Em depoimento à Polícia Federal em Brasília, Walter Delgatti Neto, que admitiu ter invadido contas de autoridades no aplicativo Telegram, afirmou que “nunca recebeu qualquer valor, quantia ou vantagem” por ter entregue o material com diálogos ao jornalista Glenn Greenwald, editor do site The Intercept Brasil.
Conhecido como “Vermelho”, Delgatti Neto foi preso na terça-feira 23, na Operação Spoofing. A PF estima que pelo menos 1000 pessoas tiveram contas invadidas, incluindo o presidente Jair Bolsonaro, o ministro da Justiça e Segurança Pública, Sergio Moro, o procurador da República Deltan Dallagnol, a deputada Joice Hasselmann, líder do governo no Congresso, e o ministro da Economia, Paulo Guedes.

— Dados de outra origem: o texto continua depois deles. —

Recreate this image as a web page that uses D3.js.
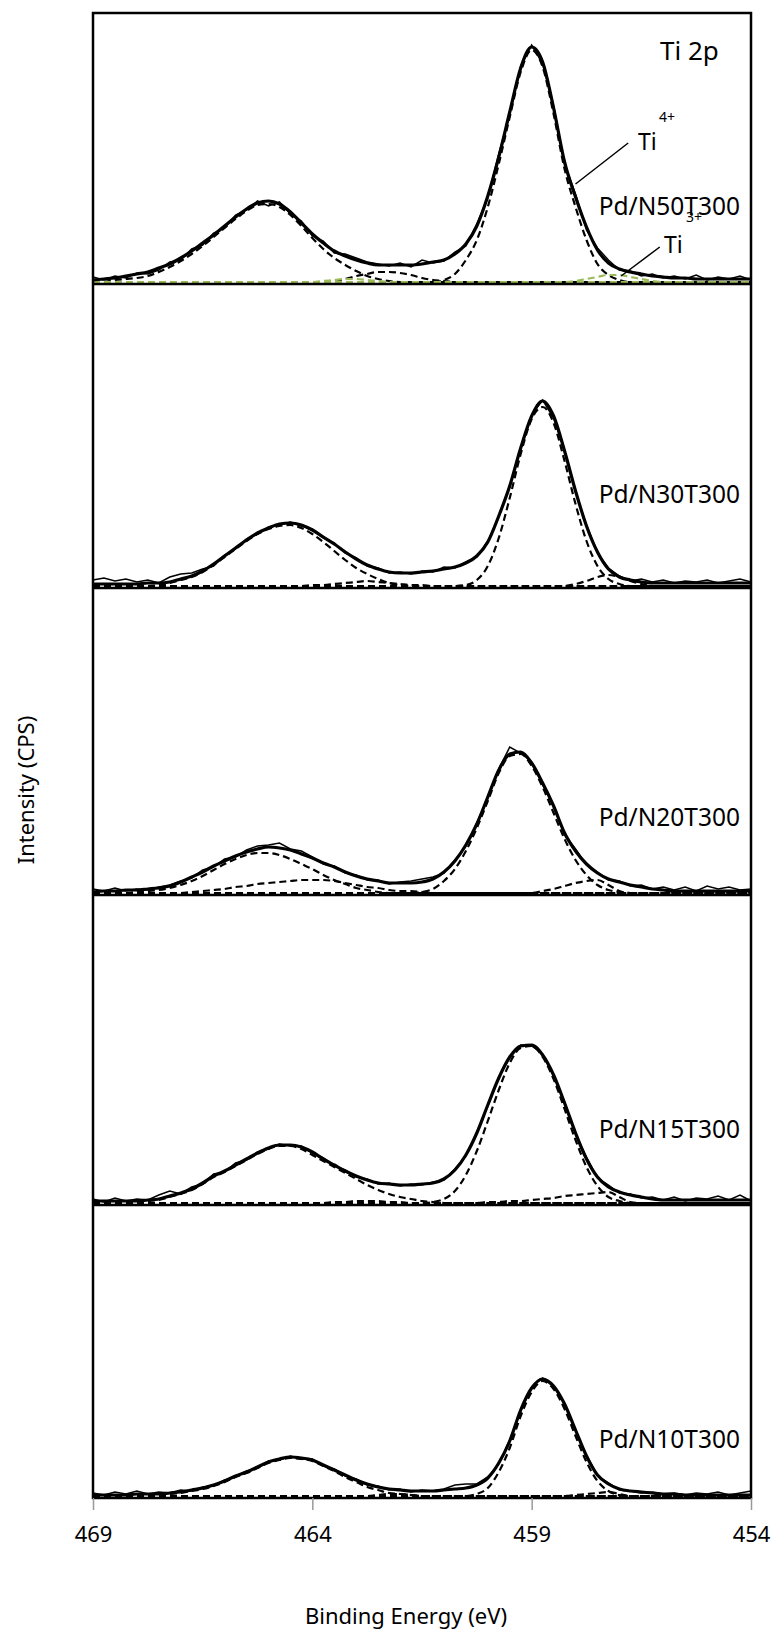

“QUE nunca recebeu qualquer valor , quantia ou vantagem em troca do material disponibilizado ao jornalista GLENN GREENWALD; QUE o material disponibilizado ao GLEEN GREENWALD foi obtido exclusivamente pelo acesso a contas do TELEGRAM; QUE a partir do acesso que teve a contas do TELEGRAM de diversas autoridades públicas”, diz o relatório do depoimento de Delgatti Neto.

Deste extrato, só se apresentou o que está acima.